══ THE INPUT

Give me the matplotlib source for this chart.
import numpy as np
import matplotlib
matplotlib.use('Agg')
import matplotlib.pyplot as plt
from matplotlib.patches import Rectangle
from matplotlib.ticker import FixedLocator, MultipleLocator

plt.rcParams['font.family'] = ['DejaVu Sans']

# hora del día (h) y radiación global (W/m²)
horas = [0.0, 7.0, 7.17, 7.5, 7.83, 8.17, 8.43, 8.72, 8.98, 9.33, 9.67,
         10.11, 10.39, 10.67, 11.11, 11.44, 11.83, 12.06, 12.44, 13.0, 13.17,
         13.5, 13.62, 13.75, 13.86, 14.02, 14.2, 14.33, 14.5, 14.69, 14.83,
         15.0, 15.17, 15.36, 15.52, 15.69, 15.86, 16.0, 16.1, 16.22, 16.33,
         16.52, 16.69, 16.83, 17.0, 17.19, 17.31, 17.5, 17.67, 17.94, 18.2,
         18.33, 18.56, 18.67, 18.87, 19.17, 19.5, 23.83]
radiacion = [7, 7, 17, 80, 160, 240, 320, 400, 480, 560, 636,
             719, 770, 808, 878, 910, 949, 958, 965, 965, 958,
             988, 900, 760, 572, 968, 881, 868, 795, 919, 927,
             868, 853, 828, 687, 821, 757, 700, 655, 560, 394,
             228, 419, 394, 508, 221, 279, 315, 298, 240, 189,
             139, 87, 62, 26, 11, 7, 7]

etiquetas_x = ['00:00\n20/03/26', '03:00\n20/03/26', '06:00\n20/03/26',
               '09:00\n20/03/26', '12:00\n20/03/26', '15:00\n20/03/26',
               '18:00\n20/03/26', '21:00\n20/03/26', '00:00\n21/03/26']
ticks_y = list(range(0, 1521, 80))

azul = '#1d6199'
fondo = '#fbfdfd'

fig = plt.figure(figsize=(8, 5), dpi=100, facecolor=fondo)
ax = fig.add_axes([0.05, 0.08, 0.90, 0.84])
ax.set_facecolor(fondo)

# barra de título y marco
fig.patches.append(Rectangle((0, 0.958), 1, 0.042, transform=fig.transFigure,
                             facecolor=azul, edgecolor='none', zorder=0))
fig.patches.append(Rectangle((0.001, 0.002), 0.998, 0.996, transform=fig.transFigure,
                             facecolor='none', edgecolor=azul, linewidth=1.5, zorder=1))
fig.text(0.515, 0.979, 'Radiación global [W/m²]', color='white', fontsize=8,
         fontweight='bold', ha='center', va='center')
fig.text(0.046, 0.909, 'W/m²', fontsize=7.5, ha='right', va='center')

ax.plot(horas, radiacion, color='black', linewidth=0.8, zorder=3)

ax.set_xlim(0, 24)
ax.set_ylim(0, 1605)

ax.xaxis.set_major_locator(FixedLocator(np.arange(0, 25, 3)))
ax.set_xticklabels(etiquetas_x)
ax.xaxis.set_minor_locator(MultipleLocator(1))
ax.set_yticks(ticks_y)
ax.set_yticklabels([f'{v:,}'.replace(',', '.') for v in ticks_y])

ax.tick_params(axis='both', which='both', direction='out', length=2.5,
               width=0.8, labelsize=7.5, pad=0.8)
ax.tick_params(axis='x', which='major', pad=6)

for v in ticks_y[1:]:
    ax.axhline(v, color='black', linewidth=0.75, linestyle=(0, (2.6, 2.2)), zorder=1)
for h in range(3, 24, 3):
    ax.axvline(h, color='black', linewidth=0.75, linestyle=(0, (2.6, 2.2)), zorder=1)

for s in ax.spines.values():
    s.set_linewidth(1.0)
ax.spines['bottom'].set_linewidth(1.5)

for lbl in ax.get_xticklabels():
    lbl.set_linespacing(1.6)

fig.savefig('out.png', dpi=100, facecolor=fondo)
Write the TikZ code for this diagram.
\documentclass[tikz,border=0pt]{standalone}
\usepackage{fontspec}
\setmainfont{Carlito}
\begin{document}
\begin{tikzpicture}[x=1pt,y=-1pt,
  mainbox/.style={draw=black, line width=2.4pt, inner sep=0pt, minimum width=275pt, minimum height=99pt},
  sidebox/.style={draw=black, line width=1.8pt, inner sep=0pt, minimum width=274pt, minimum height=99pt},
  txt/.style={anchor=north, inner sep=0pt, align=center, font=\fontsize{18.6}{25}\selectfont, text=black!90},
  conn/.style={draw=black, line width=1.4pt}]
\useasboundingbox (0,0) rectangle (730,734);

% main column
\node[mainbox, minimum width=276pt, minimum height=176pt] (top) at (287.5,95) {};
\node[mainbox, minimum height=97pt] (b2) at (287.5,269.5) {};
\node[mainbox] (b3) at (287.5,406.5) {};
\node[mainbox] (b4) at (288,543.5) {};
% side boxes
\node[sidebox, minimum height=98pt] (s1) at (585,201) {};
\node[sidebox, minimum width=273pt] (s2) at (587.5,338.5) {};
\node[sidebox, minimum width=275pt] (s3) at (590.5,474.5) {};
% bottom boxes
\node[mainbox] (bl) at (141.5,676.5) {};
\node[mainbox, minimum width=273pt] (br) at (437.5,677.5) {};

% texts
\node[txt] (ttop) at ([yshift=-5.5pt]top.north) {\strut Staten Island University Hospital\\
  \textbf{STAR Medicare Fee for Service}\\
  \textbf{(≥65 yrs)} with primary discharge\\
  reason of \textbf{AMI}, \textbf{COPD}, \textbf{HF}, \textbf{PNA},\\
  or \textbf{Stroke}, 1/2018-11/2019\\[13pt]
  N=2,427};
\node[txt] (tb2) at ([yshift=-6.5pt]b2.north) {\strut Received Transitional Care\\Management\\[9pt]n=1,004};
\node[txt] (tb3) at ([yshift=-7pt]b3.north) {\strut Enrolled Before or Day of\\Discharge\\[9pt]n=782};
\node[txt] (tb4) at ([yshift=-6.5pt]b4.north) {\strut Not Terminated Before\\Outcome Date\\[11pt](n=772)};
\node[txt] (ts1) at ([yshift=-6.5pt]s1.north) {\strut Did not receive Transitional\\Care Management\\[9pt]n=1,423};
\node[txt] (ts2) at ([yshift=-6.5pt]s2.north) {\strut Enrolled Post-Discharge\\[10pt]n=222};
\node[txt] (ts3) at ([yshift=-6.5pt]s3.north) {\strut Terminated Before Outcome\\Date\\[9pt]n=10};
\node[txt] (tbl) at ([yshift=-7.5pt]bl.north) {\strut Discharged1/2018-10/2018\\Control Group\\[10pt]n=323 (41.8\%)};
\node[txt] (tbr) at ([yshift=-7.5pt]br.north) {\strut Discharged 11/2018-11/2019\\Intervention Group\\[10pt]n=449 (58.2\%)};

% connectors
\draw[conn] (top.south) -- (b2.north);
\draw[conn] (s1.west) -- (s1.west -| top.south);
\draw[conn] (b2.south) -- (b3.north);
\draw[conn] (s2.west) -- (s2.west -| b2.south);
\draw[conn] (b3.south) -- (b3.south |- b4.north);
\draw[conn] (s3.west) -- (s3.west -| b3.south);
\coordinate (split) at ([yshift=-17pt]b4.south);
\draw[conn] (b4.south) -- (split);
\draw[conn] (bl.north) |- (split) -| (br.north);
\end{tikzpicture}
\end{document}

════

WRITTEN TASK:
Quote the listing word for word from its first line through the line in which "plt.rcParams['font.family'] = ['DejaVu Sans']" appears.

THE RESULT:
Give me the matplotlib source for this chart.
import numpy as np
import matplotlib
matplotlib.use('Agg')
import matplotlib.pyplot as plt
from matplotlib.patches import Rectangle
from matplotlib.ticker import FixedLocator, MultipleLocator

plt.rcParams['font.family'] = ['DejaVu Sans']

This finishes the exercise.